Paszporty drukowane są w Centrum Personalizacji Dokumentów MSWiA w Warszawie. Tam napływają wnioski z całego kraju. Przetwarzanie danych i druk zajmuje ok. czterech tygodni. I nie ma teoretycznie możliwości, aby to przyspieszyć.
- Dotrzymujemy czterotygodniowego terminu - mówi Barbara Radomińska-Filip z Wydziału Spraw Obywatelskich i Migracji Urzędu Wojewódzkiego w Lublinie. - Warszawa w sezonie wiosenno-letnim zatrudnia więcej pracowników, dlatego dotychczas system działa sprawnie.

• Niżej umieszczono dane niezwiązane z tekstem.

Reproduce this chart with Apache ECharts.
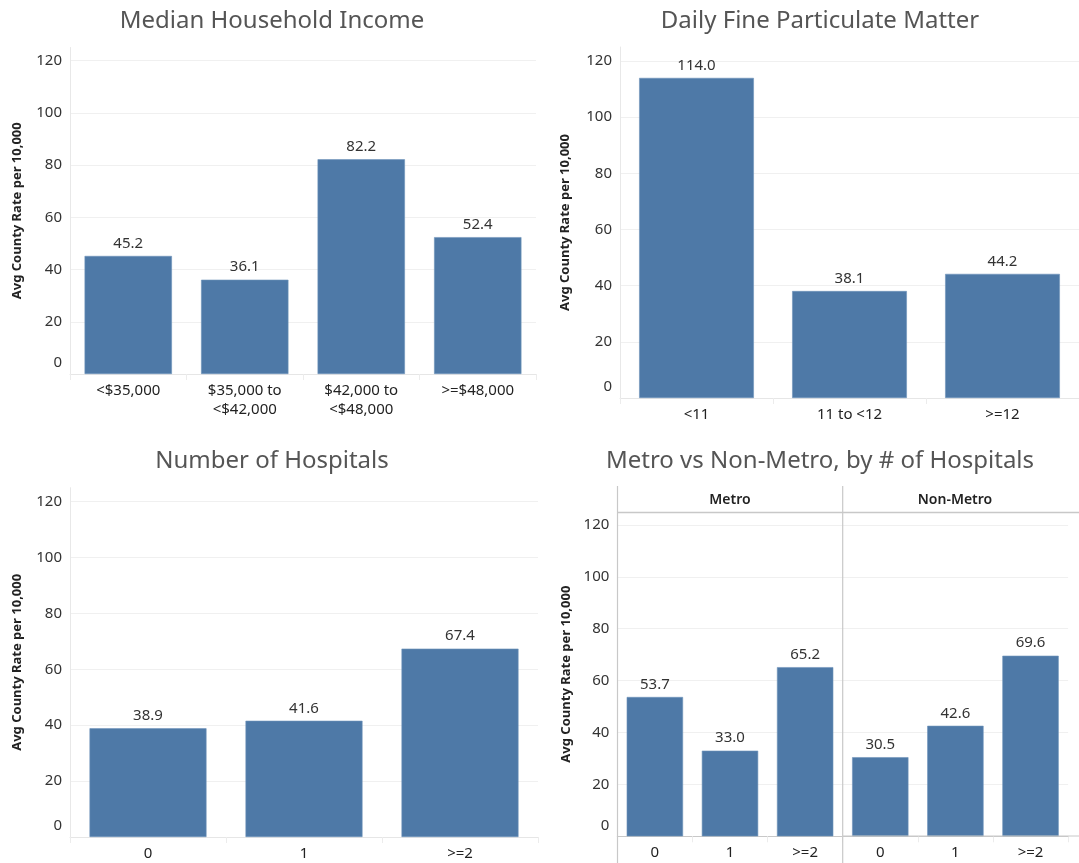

Każdego roku od maja do lipca w biurach paszportowych panuje większy tłok. Urzędnicy są na to przygotowani i nie spodziewają się, że w tym czasie szef puści ich na urlop.
- Staramy się nie dopuścić do tego, aby tworzyły się kolejki przy składaniu wniosków - mówi Andrzej Małysz, szef biura w Chełmie. - Co najmniej do sierpnia nie mamy wakacji. Interesant na złożenie formularza albo odebranie paszportu nie czeka dłużej niż 20 minut.
Szefowie biur paszportowych w Zamościu i Białej Podlaskiej mówią, że szczyt paszportowy powoli mija.
- Gorzej było na wiosnę - twierdzi Artur Nitek z biura paszportowego w Białej Podlaskiej. - A to dlatego że do 25 marca osoby do 16 roku życia nie musiały płacić za wydanie paszportu. Oni sami i rodzice chcieli wykorzystać tę okazję.
Pracownicy biur paszportowych przyznają, że przed wakacjami liczba osób ubiegających się o wydanie paszportu, w porównaniu do sezonu "martwego”, wzrasta dwukrotnie. Np. w Chełmie zwykle w ciągu dnia do biura paszportowego wpływa ok. 30-40 formularzy, teraz ok. 50-70.